Myriad challenges is what makes airport operations fun, he said, because “every day is an adventure,  and that’s a good thing for a guy like me.” As the home of EAA, Wittman presents challenges “you’re not going to find anywhere else in the world.” Starting in July, he met them with his predecessor, John Dorsey, who retired in August.

Explaining that the airport staff works for Winnebago County and that they serve its taxpayers, “our primary job is to provide a safe platform for aircraft to operate,” he said. Responsible for everything inside the airport fence, including the fence, Hallstrand said he’s “on the same page” as Airport Director Peter Moll, and that “we have each other’s back.”

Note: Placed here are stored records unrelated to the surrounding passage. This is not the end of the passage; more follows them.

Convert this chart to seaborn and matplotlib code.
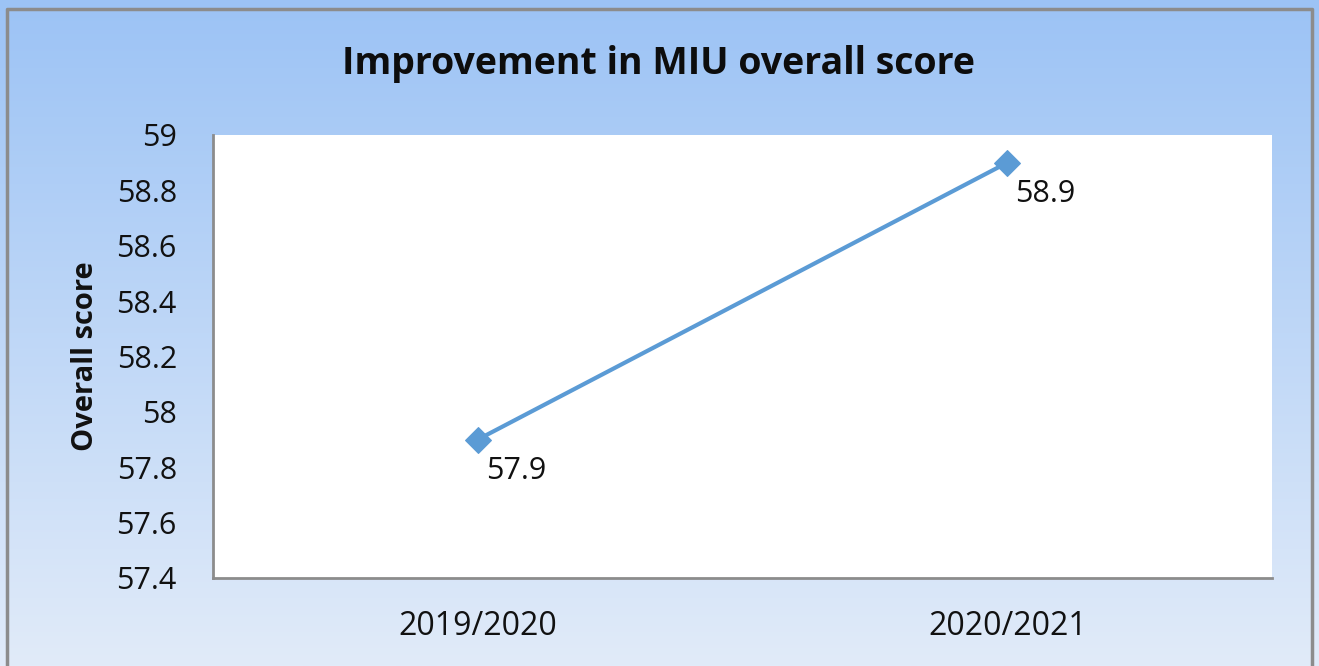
import numpy as np
import pandas as pd
import matplotlib
matplotlib.use("Agg")
import matplotlib.pyplot as plt
import seaborn as sns
from matplotlib.colors import LinearSegmentedColormap

# Data
years = ["2019/2020", "2020/2021"]
scores = [57.9, 58.9]
y_ticks = [57.4, 57.6, 57.8, 58.0, 58.2, 58.4, 58.6, 58.8, 59.0]
y_tick_labels = ["57.4", "57.6", "57.8", "58", "58.2", "58.4", "58.6", "58.8", "59"]

df = pd.DataFrame({"Year": years, "Score": scores})

sns.set_style("white")
plt.rcParams['font.family'] = ['Open Sans', 'DejaVu Sans']

fig = plt.figure(figsize=(13.19, 6.66), dpi=100)

# Gradient background
bg = fig.add_axes([0, 0, 1, 1], zorder=0)
grad = np.linspace(0, 1, 256).reshape(-1, 1)
cmap = LinearSegmentedColormap.from_list("bg", ["#9cc3f5", "#e1ebf9"])
bg.imshow(grad, aspect="auto", cmap=cmap, extent=[0, 1, 0, 1], origin="upper")
bg.set_xlim(0, 1)
bg.set_ylim(0, 1)
bg.axis("off")
# outer border
W, H = 1319, 666
bg.plot([7 / W, 7 / W, 1312 / W, 1312 / W], [0, 1 - 9 / H, 1 - 9 / H, 0],
        color="#8c8c8c", lw=2.5, transform=bg.transAxes)

# Plot area
left, right, top, bottom = 213 / W, 1272 / W, 135 / H, 578 / H
ax = fig.add_axes([left, 1 - bottom, right - left, bottom - top], zorder=1)
ax.set_facecolor("white")

sns.lineplot(data=df, x="Year", y="Score", ax=ax, color="#5b9bd5", lw=3,
             marker="D", markersize=13, markeredgecolor="#5b9bd5", sort=False)

for i, (yr, sc) in enumerate(zip(years, scores)):
    ax.annotate(f"{sc:g}", xy=(i, sc), xytext=(8, -31), textcoords="offset pixels",
                ha="left", va="center", fontsize=22, color="#111111")

ax.set_xlim(-0.5, 1.5)
ax.set_ylim(57.4, 59)
ax.set_yticks(y_ticks)
ax.set_yticklabels(y_tick_labels)
ax.tick_params(axis="y", labelsize=22, length=0, pad=26, colors="#111111")
ax.tick_params(axis="x", labelsize=23, length=0, pad=23, colors="#111111")
ax.set_xlabel("")
ax.set_ylabel("Overall score", fontsize=21, fontweight="bold", labelpad=12,
              color="#111111")

for side in ["top", "right"]:
    ax.spines[side].set_visible(False)
for side in ["left", "bottom"]:
    ax.spines[side].set_color("#8c8c8c")
    ax.spines[side].set_linewidth(2)

fig.text(659 / W, 1 - 64 / H, "Improvement in MIU overall score", ha="center",
         va="center", fontsize=27, fontweight="bold", color="#0d0d0d")

fig.savefig("out.png", dpi=100)
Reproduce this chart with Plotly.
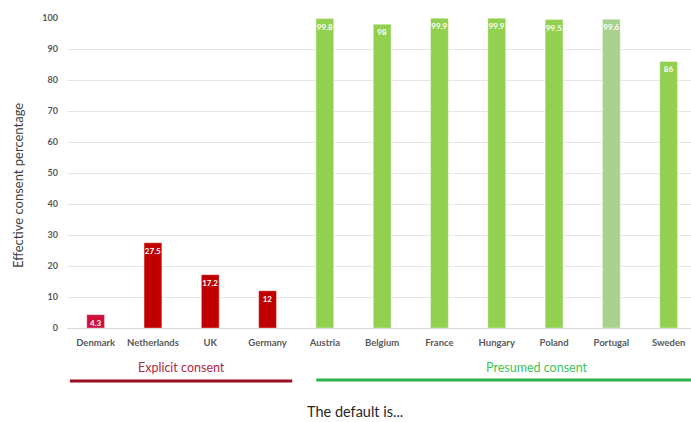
import plotly.graph_objects as go

countries = ["Denmark", "Netherlands", "UK", "Germany", "Austria", "Belgium",
             "France", "Hungary", "Poland", "Portugal", "Sweden"]
consent = [4.3, 27.5, 17.2, 12, 99.8, 98, 99.9, 99.9, 99.5, 99.6, 86]
labels = ["4.3", "27.5", "17.2", "12", "99.8", "98", "99.9", "99.9", "99.5", "99.6", "86"]
bar_colors = ["#D0103A", "#C00000", "#C00000", "#C00000", "#92D050", "#92D050",
              "#92D050", "#92D050", "#92D050", "#A9D18E", "#92D050"]
y_ticks = [0, 10, 20, 30, 40, 50, 60, 70, 80, 90, 100]

fig = go.Figure(go.Bar(
    x=list(range(len(countries))),
    y=consent,
    text=[f"<b>{t}</b>" for t in labels],
    textposition="inside",
    insidetextanchor="end",
    textangle=0,
    textfont=dict(family="Lato", size=8, color="white"),
    marker=dict(color=bar_colors, line=dict(color="rgba(255,255,255,0.35)", width=1)),
    width=0.31,
    cliponaxis=False,
))

fig.update_layout(
    width=691, height=422,
    margin=dict(l=67, r=0, t=18, b=94),
    paper_bgcolor="white", plot_bgcolor="white",
    showlegend=False,
    uniformtext=dict(minsize=7, mode="show"),
    xaxis=dict(
        range=[-0.5, 10.39],
        tickmode="array",
        tickvals=list(range(len(countries))),
        ticktext=[f"<b>{c}</b>" for c in countries],
        tickfont=dict(family="Lato", size=9.5, color="#595959"),
        showgrid=False, zeroline=False,
        showline=True, linecolor="#D9D9D9", linewidth=1,
        ticks="", ticklabelstandoff=6,
    ),
    yaxis=dict(
        range=[0, 100],
        tickmode="array",
        tickvals=y_ticks,
        ticktext=[f"<b>{v}</b>" for v in y_ticks],
        tickfont=dict(family="Lato", size=9, color="#595959"),
        showgrid=True, gridcolor="#E6E6E6", gridwidth=1,
        zeroline=False, ticks="", ticklabelstandoff=8,
    ),
)

# y-axis caption
fig.add_annotation(x=-0.0785, y=0.458, xref="paper", yref="paper",
                   text="Effective consent percentage", textangle=-90,
                   showarrow=False, xanchor="center", yanchor="middle",
                   font=dict(family="Lato", size=13, color="#404040"))

# group brackets under the category labels
fig.add_shape(type="line", xref="x", yref="paper", x0=-0.45, x1=3.43, y0=-0.171, y1=-0.171,
              line=dict(color="#9B0F25", width=3))
fig.add_shape(type="line", xref="x", yref="paper", x0=3.85, x1=10.39, y0=-0.168, y1=-0.168,
              line=dict(color="#2DB34A", width=3))
fig.add_annotation(x=1.5, y=-0.129, xref="x", yref="paper", text="Explicit consent",
                   showarrow=False, xanchor="center", yanchor="middle",
                   font=dict(family="Lato", size=12.5, color="#B2283F"))
fig.add_annotation(x=7.7, y=-0.129, xref="x", yref="paper", text="Presumed consent",
                   showarrow=False, xanchor="center", yanchor="middle",
                   font=dict(family="Lato", size=12.5, color="#3CC35A"))
fig.add_annotation(x=0.4615, y=-0.268, xref="paper", yref="paper", text="The default is...",
                   showarrow=False, xanchor="center", yanchor="middle",
                   font=dict(family="Lato", size=14.5, color="#262626"))

fig.write_html("out.html")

Hallstrand describes his five-man crew with a single word, “phenomenal.”  As a team they possess the skills necessary to maintain almost every aspect of the airport. Instead of hiring a contractor, “having an electrician come out for $90 an hour, we do the work ourselves.”

That would be John Peterson, who maintains all the airport gates and lights, including several hundred illuminated airport signs, rewiring their underground conduits as necessary. Chris Karoses can fabricate almost anything out of metal, and then paint it.

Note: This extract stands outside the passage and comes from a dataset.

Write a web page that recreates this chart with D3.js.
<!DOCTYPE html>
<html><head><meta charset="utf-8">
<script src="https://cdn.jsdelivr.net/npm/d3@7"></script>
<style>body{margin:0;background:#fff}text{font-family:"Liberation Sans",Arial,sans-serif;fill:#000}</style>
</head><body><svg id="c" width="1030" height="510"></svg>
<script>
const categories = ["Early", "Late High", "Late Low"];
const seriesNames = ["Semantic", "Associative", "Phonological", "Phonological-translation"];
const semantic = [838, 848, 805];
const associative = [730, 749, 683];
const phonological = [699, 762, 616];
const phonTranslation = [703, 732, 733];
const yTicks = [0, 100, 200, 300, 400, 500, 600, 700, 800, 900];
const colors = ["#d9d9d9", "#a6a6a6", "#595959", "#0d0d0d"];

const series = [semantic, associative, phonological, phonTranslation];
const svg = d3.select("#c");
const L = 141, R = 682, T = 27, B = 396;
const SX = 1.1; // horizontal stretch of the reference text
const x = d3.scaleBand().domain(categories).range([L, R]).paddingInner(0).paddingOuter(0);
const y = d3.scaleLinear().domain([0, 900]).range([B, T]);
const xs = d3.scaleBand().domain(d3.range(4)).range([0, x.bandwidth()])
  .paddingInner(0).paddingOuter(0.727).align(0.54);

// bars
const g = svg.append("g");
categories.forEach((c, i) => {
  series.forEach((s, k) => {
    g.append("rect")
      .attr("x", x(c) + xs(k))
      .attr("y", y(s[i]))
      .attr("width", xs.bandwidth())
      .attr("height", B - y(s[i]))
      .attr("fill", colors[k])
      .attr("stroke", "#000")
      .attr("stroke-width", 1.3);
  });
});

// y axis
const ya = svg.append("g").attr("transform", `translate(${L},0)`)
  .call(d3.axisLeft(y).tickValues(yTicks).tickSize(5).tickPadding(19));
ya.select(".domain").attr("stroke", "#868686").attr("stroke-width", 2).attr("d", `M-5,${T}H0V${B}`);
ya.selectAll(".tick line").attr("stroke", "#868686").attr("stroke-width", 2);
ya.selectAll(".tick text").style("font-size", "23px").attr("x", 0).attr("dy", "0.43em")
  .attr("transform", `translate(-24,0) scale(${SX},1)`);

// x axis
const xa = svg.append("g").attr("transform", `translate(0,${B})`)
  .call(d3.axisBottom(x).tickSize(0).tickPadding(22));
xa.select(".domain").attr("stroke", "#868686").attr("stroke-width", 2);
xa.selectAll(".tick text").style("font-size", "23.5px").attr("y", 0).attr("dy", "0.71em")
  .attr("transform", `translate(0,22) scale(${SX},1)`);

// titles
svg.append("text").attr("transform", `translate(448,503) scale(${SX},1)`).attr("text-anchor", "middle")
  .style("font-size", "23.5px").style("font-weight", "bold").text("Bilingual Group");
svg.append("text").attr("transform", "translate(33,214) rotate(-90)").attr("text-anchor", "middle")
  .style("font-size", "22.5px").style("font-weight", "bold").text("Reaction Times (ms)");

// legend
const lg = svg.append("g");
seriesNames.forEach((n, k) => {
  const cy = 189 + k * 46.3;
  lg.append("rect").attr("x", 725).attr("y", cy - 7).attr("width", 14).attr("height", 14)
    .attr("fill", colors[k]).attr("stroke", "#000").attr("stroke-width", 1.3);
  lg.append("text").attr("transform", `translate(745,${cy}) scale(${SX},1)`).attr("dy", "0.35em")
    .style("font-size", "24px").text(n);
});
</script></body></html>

Pete Rauch is the mechanic who keeps Wittman’s rolling stock in top shape, including the Oshkosh P-series truck that is just two years younger than the 36-year-old Hallstrand. “Our guys know how to take good care of equipment.”

Jeff Leichtfuss is responsible for Wittman’s grounds, all 1,400 acres, and three part-timers assist him during the summer. Dan Konrad works the night shift, Hallstrand said, maintaining the terminal and its surrounding grounds. And when the snow falls, the full-timers are driving the plows, broom, and blowers.

Hallstrand is now comfortable finding his way around Wittman’s four runways and miles of taxiways and roads, and  coordinating his travels with the control tower. “Price County has two runways and no tower,” he said, so as its manager, “I was free to move about the airport.”

One remaining challenge is deciding on his future with the Air National Guard, a C-130 squadron at the Minneapolis-St. Paul International Airport. “I put 115 percent into everything I do,” he said, and the five-hour drive is just one part of the equation. Reflecting quietly on his half-dozen deployments to hot spots from Kosovo to Afghanistan, “I’ve done enough war now and I don’t want to spend any more time away from the wife and kids, so I’ll probably hang it up at the end of my term,” he said.

With his wife of 14 years and his son and daughter, both in middle school, Hallstrand now resides in Omro. Finding his way home has been a challenge not yet fully resolved. Construction of US 41 is a contributing factor, but  “I come from a county in Northern Wisconsin with one stop light, and I lived 30 miles from it.”